00_Contig screen
Fastp :was used to filter adapter sequences, primers and other low quality sequence from raw sequencing reads.
SPART/00_Contig_screen/fastp.sh $HiFi_reads $ONT_reads
Hifiasm
SPART/00_Contig_screen/hifiasm.sh $HiFi_reads $ONT_reads $output_prefix
Verkko
SPART/00_Contig_screen/verkko.sh $output_prefix $HiFi_reads $ONT_reads $threads $memory
Flye
SPART/00_Contig_screen/flye.sh $ONT_reads $output_prefix $threads
Remove MT & CP
SPART/00_Contig_screen/rm_mt_cp.sh $mitochondrion $chloroplast $ref
01_Contig scaffolding
Bionano
SPART/01_Contig_scaffolding/Bionano_DLS_map.sh threads bnx ref_cmap prefix xml Bio_dir cluster_xml ref bio_camp merge_xml RefAligner
Hi-C
SPART/01_Contig_scaffolding/HiC-Pro.sh ref ref_prefix hicpro_data hicpro_config hicpro_outdir
SPART/01_Contig_scaffolding/yahs.sh enzyme ref bed/bam/bin profix
02_Gap patching
SPART/02_Gap_patching/wfmash_ragtag.sh prefix ref region
Manual operation
cd ragtag_output
perl SPART/02_Gap_patching/paf_filter.pl -i ragtag.patch.debug.filtered.paf -minlen 10000000 -iden 0.5
Manually editing the ragtag.patch.debug.filtered.paf file.Keep the high-quality contig and preserve the location of the only high confidence match in ragtag.patch.debug.filtered.paf that matches the sequence at both ends of the gap.
perl SPART/02_Gap_patching/renameagp.pl -i ragtag.patch.ctg.agp -i1 ragtag.patch.debug.filtered.paf -start seq00000000 -end seq00000001 -o test.agp
Test.agp is merged into ragtag.patch.agp and fasta is generated.
telomere patching
We used _submit_telomere.sh in ONT reads >100kb.ONT reads with telomere sequence mapping to this locus based on minimap2 alignments were manually identified. The longest was selected as template , all others aligned to it and polished with Medaka:
medaka -v -i ONT_tel_reads.fasta -d longest_ont_tel.fasta -o ont_tel_medaka.fasta
Telomere signal in all HiFi reads was identified with the commands:
_submit_telomere.sh hifi_reads.fasta
Additional HiFi reads were recruited from a manual analysis. We looked for trimmed tips that could extend. All reads had telomere signal and were aligned to the medaka consensus and polished with Racon with the commands:
minimap2 -t16 -ax map-pb ont_tel_medaka.fasta hifi_tel.fasta > medaka.sam
racon hifi_tel.fasta medaka.sam ont_tel_medaka.fasta > racon.fasta
Finally, the polished result was patched into the assembly with ragtag patch or manually patched.
Citation
https://github.com/marbl/CHM13-issues/blob/main/error_detection.md.

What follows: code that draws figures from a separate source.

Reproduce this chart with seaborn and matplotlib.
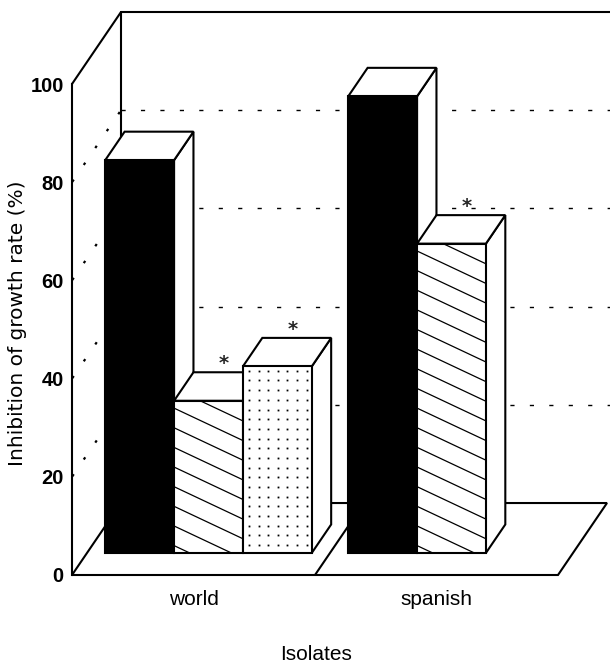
import numpy as np
import pandas as pd
import matplotlib
matplotlib.use("Agg")
import matplotlib.pyplot as plt
from matplotlib.patches import Polygon
import seaborn as sns

# values (percent inhibition)
groups = ["world", "spanish"]
treatments = ["solid", "striped", "dotted"]
world_vals = [80, 31, 38]
spanish_vals = [93, 63]
starred = [("world", "striped"), ("world", "dotted"), ("spanish", "striped")]
yticks = [0, 20, 40, 60, 80, 100]

rows = [{"isolate": "world", "treatment": t, "inhibition": v}
        for t, v in zip(treatments, world_vals)]
rows += [{"isolate": "spanish", "treatment": t, "inhibition": v}
         for t, v in zip(treatments, spanish_vals)]
df = pd.DataFrame(rows)

sns.set_theme(style="white")
plt.rcParams["font.family"] = ["DejaVu Sans"]
narrow = ["Liberation Sans", "DejaVu Sans"]

fig = plt.figure(figsize=(6.1, 6.65), dpi=100)
ax = fig.add_axes([72 / 610, 90 / 665, 538 / 610, 491 / 665])

sns.barplot(data=df, x="isolate", y="inhibition", hue="treatment",
            order=groups, hue_order=treatments,
            palette={"solid": "black", "striped": "white", "dotted": "white"},
            width=0.85, saturation=1, edgecolor="black", linewidth=1.5,
            errorbar=None, legend=False, ax=ax)

# oblique "3D" box: full depth vector, and where the bar slab sits in it
DX, DY = 0.2016, 14.66
T0, TB = 0.306, 0.396
XMIN, XMAX = -0.5, 1.714
XEND = len(groups) - 0.5
ax.set_xlim(XMIN, XMAX)
ax.set_ylim(0, 100)

lw = 1.5
wall = dict(color="black", lw=lw, clip_on=False, zorder=3)

# left wall + back wall + floor
ax.add_patch(Polygon([(XMIN, 0), (XMIN + DX, DY), (XMIN + DX, 100 + DY), (XMIN, 100)],
                     fc="white", ec="none", clip_on=False, zorder=1))
ax.plot([XMIN, XMIN + DX], [100, 100 + DY], **wall)
ax.plot([XMIN + DX, XMIN + DX], [DY, 100 + DY], **wall)
ax.plot([XMIN + DX, XMAX + 1], [100 + DY, 100 + DY], **wall)
for v in yticks[1:-1]:
    ax.plot([XMIN + DX, XMAX + 1], [v + DY, v + DY], color="black", lw=1,
            ls=(0, (3, 11)), clip_on=False, zorder=2)
    ax.plot([XMIN, XMIN + DX], [v, v + DY], color="black", lw=1.6,
            ls=(9, (1.2, 8)), clip_on=False, zorder=2)
ax.add_patch(Polygon([(XMIN, 0), (XEND, 0), (XEND + DX, DY), (XMIN + DX, DY)],
                     fc="white", ec="black", lw=lw, clip_on=False, zorder=4))
ax.plot([XMIN + 1, XMIN + 1 + DX], [0, DY], color="black", lw=lw,
        clip_on=False, zorder=5)

# collect bars with their group and treatment, draw left to right
bars = []
for level, cont in zip(treatments, ax.containers):
    for rect in cont:
        centre = rect.get_x() + rect.get_width() / 2
        bars.append((centre, rect, groups[int(round(centre))], level))
bars.sort(key=lambda b: b[0])

bx, by = TB * DX, TB * DY
slope = 23.3     # stripe slope in data units
sp = 4.0         # stripe spacing (y units)
for i, (_, rect, iso, level) in enumerate(bars):
    x0 = rect.get_x() + T0 * DX
    y0 = T0 * DY
    w, h = rect.get_width(), rect.get_height()
    rect.set_x(x0)
    rect.set_y(y0)
    z = 10 + 4 * i
    rect.set_zorder(z + 2)
    rect.set_clip_on(False)
    rect.set_linewidth(lw)
    ax.add_patch(Polygon([(x0 + w, y0), (x0 + w + bx, y0 + by),
                          (x0 + w + bx, y0 + h + by), (x0 + w, y0 + h)],
                         fc="white", ec="black", lw=lw, clip_on=False, zorder=z))
    ax.add_patch(Polygon([(x0, y0 + h), (x0 + w, y0 + h),
                          (x0 + w + bx, y0 + h + by), (x0 + bx, y0 + h + by)],
                         fc="white", ec="black", lw=lw, clip_on=False, zorder=z + 1))
    if level == "striped":
        for c in np.arange(y0 + 1.5, y0 + h + slope * w, sp):
            ln, = ax.plot([x0, x0 + w], [c, c - slope * w], color="black",
                          lw=0.9, zorder=z + 3)
            ln.set_clip_path(rect)
    elif level == "dotted":
        xs = np.arange(x0 + 0.025, x0 + w - 0.01, 0.0395)
        ys = np.arange(y0 + h - 0.9, y0, -1.97)
        gx, gy = np.meshgrid(xs, ys)
        ax.plot(gx.ravel(), gy.ravel(), ls="none", marker="s", ms=1.3,
                mew=0, color="black", zorder=z + 3, clip_on=False)
    if (iso, level) in starred:
        ax.text(x0 + w / 2 + bx * 0.8, y0 + h + by + 0.6, "*",
                ha="center", va="baseline", fontsize=14, fontweight="bold",
                zorder=60)

for s in ["top", "right", "bottom"]:
    ax.spines[s].set_visible(False)
ax.spines["left"].set_linewidth(lw)
ax.spines["left"].set_color("black")
ax.spines["left"].set_zorder(6)

ax.set_yticks(yticks)
ax.set_yticklabels([str(t) for t in yticks], family=narrow, fontsize=14.5,
                   fontweight="bold")
ax.tick_params(axis="y", direction="in", length=3, width=1, pad=6, colors="black")
ax.tick_params(axis="x", length=0, pad=11, colors="black")
for lab in ax.get_xticklabels():
    lab.set_family(narrow)
    lab.set_fontsize(15)

ax.set_ylabel("Inhibition of growth rate (%)", fontsize=14.5, color="black")
ax.yaxis.set_label_coords(-0.0836, 0.513)
ax.set_xlabel("Isolates", family=narrow, fontsize=15, color="black")
ax.xaxis.set_label_coords(0.4545, -0.142)
ax.xaxis.label.set_va("top")

fig.savefig("out.png", dpi=100)
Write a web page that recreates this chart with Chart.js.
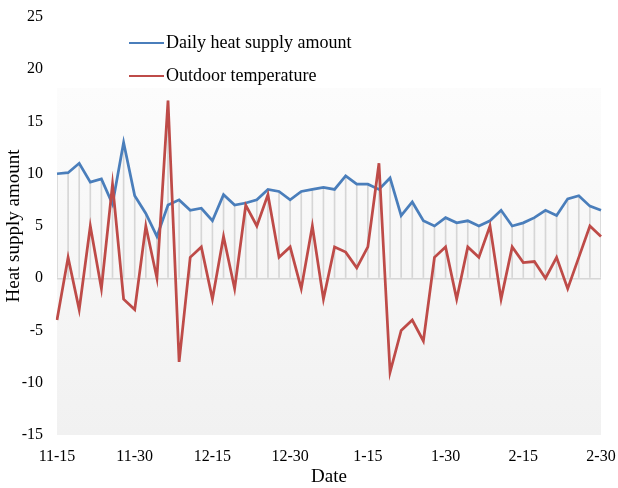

Centromeric region analysis
SPART/02_Gap_patching/Centromeric_region_analysis.sh workdir FASTA INDEX prefix CHIP1 CHIP2 threads
03_Polishing
SPART/03_Polishing/calsv_snv.sh workdir ref threads
04_Evaluation
BUSCO
SPART/04_Evaluation/BUSCO.sh ref prefix
mapping rates & coverages
SPART/04_Evaluation/mapping_rates_coverages.sh hybrid_bam single_bam ont_bam
LTR
SPART/04_Evaluation/ltr.sh ref prefix
QV
SPART/04_Evaluation/qv.sh query ref
BACs
SPART/04_Evaluation/bac.sh bac_reads ref_chr